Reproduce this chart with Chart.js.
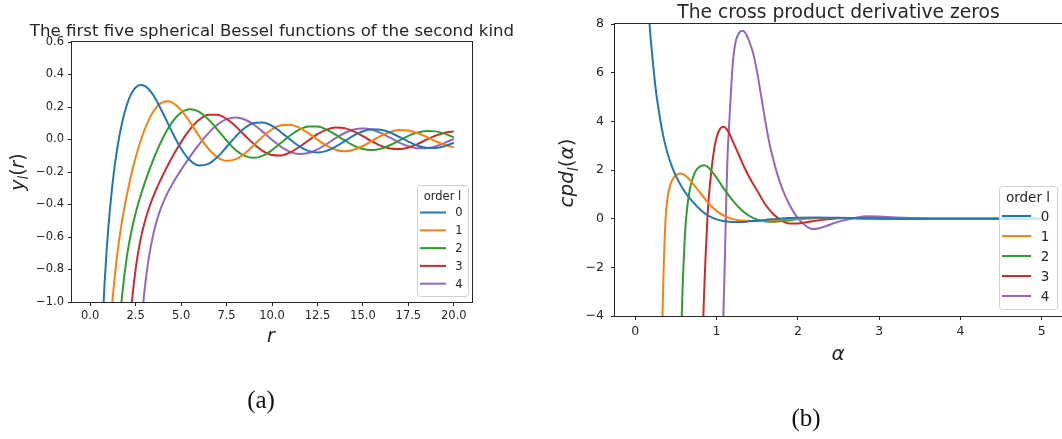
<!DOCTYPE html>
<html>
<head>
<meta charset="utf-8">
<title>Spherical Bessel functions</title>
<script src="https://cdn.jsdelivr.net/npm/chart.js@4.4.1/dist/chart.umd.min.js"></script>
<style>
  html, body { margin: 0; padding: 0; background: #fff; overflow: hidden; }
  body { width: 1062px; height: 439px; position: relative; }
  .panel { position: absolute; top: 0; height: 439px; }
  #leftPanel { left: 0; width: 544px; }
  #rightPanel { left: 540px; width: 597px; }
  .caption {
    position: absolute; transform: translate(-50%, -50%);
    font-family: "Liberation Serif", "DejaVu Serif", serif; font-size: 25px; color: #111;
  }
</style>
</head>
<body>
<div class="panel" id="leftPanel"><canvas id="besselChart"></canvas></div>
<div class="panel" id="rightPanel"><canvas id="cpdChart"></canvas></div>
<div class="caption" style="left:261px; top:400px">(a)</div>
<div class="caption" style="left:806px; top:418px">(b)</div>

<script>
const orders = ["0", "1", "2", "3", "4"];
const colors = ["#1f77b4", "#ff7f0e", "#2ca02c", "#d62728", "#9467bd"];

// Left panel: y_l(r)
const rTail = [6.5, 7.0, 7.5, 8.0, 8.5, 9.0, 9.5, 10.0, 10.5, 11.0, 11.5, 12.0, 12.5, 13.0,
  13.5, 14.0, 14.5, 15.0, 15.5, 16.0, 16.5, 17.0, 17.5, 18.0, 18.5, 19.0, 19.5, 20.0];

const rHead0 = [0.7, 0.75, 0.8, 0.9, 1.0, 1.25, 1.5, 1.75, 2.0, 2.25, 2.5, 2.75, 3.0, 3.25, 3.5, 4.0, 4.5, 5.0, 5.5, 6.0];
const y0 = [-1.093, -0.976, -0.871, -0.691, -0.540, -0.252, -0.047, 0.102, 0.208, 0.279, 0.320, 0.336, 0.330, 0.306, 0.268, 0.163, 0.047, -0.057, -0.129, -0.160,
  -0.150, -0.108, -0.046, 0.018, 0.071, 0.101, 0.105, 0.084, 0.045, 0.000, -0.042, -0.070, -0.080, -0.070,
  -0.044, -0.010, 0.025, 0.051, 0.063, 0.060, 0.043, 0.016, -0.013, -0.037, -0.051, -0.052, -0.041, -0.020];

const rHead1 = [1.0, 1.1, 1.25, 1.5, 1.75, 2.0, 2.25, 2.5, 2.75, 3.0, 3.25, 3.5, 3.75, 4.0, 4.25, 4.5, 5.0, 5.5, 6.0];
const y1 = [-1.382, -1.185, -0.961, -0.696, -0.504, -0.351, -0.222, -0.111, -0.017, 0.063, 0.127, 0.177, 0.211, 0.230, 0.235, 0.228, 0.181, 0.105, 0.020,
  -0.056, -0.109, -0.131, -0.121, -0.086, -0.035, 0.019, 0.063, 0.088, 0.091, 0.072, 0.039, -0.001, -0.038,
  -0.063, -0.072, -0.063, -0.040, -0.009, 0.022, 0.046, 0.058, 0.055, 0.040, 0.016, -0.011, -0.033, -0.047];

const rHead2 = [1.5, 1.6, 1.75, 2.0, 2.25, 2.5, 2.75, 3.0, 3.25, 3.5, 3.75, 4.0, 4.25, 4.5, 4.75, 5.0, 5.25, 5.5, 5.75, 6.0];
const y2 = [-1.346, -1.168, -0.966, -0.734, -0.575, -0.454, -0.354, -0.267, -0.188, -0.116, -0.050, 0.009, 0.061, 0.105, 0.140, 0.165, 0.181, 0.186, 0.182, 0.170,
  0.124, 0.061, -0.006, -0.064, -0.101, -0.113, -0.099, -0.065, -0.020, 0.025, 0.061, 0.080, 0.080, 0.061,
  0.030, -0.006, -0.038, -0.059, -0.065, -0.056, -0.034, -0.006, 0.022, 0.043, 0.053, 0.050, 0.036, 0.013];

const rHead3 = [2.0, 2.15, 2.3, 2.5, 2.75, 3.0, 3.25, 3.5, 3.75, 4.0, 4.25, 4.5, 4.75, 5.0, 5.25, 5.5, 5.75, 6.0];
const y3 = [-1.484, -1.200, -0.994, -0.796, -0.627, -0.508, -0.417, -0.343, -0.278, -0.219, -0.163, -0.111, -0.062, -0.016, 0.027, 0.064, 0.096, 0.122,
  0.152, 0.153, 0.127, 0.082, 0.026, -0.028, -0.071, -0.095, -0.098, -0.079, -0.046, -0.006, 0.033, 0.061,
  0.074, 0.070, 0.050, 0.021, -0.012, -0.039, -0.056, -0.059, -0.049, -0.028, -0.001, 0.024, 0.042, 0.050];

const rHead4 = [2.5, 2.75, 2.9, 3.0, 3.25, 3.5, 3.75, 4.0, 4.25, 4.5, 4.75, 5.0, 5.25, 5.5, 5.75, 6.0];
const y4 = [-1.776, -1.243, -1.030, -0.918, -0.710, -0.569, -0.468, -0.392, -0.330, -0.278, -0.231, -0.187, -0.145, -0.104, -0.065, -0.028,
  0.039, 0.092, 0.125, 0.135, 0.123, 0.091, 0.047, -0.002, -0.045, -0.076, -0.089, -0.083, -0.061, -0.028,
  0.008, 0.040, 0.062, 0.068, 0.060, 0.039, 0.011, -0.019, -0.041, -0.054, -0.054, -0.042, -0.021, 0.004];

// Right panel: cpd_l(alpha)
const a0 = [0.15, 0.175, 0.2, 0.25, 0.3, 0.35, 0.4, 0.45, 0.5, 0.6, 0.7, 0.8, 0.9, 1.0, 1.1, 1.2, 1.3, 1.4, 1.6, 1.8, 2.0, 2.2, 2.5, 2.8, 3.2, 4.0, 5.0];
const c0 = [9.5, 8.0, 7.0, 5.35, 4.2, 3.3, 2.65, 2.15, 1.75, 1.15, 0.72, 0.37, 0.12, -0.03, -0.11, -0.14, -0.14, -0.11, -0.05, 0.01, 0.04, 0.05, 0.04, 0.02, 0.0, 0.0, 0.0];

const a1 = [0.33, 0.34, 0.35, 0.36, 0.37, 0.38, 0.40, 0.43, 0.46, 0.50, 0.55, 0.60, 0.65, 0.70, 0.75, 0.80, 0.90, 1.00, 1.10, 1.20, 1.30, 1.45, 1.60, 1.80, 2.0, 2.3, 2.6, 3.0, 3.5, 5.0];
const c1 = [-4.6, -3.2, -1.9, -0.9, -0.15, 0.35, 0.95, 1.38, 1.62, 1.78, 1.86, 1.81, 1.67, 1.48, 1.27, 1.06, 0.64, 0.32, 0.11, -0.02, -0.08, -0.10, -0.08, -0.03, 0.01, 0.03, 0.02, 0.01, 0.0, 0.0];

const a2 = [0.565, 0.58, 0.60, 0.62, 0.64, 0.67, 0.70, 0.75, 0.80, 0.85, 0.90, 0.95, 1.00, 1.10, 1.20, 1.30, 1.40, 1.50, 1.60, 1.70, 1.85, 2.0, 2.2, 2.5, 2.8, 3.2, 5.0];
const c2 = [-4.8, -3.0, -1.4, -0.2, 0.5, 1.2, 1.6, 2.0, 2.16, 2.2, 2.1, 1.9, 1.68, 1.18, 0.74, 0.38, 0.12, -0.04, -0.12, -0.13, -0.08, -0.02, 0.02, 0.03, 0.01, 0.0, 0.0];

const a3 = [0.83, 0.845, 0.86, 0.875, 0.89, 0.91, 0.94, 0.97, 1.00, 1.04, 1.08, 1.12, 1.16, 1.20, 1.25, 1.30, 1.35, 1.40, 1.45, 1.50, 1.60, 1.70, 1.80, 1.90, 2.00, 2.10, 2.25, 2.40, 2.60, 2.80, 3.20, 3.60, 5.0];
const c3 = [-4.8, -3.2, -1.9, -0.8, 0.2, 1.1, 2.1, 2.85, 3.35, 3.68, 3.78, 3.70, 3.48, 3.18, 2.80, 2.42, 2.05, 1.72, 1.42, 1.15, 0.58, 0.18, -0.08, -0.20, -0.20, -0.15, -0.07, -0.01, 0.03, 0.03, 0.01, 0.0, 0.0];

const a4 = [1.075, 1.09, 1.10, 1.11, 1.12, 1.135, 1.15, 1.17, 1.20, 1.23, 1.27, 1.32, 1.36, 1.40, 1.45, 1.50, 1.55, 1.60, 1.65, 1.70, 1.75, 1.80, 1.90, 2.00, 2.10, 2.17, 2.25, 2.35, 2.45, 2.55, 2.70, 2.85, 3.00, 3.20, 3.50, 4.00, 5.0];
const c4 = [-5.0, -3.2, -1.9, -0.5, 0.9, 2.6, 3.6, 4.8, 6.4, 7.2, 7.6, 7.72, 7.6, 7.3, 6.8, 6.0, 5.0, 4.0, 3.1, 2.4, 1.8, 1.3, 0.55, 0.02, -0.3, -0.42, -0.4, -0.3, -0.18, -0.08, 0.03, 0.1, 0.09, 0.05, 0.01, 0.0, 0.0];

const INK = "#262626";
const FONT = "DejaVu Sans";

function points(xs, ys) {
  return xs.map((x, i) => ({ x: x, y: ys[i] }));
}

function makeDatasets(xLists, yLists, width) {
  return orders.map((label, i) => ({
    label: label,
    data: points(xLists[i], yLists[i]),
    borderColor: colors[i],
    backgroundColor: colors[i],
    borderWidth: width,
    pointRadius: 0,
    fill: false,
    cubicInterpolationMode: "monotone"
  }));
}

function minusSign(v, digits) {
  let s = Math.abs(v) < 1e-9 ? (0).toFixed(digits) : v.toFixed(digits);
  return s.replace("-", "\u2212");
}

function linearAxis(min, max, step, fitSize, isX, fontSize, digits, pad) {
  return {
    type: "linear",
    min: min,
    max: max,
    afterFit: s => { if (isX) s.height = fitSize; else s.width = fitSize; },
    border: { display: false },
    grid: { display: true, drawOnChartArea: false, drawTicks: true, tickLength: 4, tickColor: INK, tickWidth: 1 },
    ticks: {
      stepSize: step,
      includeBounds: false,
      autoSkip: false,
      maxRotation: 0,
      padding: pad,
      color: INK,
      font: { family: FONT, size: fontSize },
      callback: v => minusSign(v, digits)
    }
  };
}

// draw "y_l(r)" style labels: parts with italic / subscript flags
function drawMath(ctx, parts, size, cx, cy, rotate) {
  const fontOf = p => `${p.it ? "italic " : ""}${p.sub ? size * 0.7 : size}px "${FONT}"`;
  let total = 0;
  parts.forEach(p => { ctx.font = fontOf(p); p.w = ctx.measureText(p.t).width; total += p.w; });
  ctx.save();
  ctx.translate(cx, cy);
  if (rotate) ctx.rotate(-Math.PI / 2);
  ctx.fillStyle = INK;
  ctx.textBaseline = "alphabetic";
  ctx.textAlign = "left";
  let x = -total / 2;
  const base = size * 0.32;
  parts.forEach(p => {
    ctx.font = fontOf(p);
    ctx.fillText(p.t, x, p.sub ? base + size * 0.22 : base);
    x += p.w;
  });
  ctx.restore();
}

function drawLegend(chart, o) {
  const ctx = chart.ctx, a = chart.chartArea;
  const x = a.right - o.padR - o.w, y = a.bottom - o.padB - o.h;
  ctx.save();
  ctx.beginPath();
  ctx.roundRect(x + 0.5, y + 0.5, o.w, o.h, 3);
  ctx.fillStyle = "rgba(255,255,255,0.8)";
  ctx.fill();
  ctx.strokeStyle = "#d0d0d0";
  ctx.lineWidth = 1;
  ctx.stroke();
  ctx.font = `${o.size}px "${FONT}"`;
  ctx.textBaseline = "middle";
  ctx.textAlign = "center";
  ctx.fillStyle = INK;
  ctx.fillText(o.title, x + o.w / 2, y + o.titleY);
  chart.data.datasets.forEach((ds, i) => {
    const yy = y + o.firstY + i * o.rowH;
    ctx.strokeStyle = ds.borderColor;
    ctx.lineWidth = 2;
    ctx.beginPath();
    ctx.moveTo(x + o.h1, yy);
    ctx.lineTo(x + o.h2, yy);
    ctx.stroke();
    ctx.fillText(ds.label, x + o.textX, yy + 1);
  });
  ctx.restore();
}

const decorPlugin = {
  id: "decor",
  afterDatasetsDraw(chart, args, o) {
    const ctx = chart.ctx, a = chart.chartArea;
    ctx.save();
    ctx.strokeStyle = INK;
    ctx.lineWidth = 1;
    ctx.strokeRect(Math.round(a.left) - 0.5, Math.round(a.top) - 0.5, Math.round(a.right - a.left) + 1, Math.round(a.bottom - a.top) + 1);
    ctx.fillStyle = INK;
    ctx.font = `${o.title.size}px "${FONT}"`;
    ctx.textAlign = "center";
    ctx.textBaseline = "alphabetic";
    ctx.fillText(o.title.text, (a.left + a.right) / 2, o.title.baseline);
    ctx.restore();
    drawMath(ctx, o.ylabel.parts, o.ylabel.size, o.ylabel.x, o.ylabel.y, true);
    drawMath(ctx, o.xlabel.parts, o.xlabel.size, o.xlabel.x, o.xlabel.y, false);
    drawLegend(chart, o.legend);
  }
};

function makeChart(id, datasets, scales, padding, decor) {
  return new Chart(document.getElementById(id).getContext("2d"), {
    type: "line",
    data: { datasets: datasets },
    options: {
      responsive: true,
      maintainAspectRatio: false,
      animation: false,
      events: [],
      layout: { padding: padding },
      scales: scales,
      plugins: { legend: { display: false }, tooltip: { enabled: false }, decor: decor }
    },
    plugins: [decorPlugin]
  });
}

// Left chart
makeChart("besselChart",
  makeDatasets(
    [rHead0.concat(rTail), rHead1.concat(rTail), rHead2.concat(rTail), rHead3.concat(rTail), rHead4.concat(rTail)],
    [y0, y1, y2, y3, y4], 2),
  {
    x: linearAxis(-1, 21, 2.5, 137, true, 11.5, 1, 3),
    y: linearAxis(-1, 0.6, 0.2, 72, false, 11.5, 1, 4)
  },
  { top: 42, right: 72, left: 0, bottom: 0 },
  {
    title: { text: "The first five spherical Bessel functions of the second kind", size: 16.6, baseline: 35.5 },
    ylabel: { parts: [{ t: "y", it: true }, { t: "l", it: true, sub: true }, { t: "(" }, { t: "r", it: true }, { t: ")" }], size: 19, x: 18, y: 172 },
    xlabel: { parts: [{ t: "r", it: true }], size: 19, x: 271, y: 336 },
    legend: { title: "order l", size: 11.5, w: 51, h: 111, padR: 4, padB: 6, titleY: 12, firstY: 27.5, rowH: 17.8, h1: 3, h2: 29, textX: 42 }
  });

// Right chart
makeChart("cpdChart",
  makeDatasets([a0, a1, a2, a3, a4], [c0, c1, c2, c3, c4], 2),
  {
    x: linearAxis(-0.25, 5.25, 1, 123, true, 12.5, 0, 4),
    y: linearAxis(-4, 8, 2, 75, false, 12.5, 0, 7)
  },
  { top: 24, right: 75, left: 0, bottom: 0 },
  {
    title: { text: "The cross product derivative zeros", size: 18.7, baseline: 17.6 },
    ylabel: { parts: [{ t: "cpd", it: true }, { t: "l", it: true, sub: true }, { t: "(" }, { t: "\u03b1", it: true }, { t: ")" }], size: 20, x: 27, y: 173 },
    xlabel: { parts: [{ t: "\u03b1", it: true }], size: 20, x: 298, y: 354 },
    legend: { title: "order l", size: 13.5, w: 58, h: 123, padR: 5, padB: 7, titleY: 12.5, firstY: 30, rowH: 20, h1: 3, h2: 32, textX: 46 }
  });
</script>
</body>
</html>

---

• WHAT THE EXERCISE ASKS
Take the lines from the start of the material to the line with "19.0, 19.5, 20.0];", both included, and transcribe them exactly without the pictures.

• RESPONSE
Reproduce this chart with Chart.js.
<!DOCTYPE html>
<html>
<head>
<meta charset="utf-8">
<title>Spherical Bessel functions</title>
<script src="https://cdn.jsdelivr.net/npm/chart.js@4.4.1/dist/chart.umd.min.js"></script>
<style>
  html, body { margin: 0; padding: 0; background: #fff; overflow: hidden; }
  body { width: 1062px; height: 439px; position: relative; }
  .panel { position: absolute; top: 0; height: 439px; }
  #leftPanel { left: 0; width: 544px; }
  #rightPanel { left: 540px; width: 597px; }
  .caption {
    position: absolute; transform: translate(-50%, -50%);
    font-family: "Liberation Serif", "DejaVu Serif", serif; font-size: 25px; color: #111;
  }
</style>
</head>
<body>
<div class="panel" id="leftPanel"><canvas id="besselChart"></canvas></div>
<div class="panel" id="rightPanel"><canvas id="cpdChart"></canvas></div>
<div class="caption" style="left:261px; top:400px">(a)</div>
<div class="caption" style="left:806px; top:418px">(b)</div>

<script>
const orders = ["0", "1", "2", "3", "4"];
const colors = ["#1f77b4", "#ff7f0e", "#2ca02c", "#d62728", "#9467bd"];

// Left panel: y_l(r)
const rTail = [6.5, 7.0, 7.5, 8.0, 8.5, 9.0, 9.5, 10.0, 10.5, 11.0, 11.5, 12.0, 12.5, 13.0,
  13.5, 14.0, 14.5, 15.0, 15.5, 16.0, 16.5, 17.0, 17.5, 18.0, 18.5, 19.0, 19.5, 20.0];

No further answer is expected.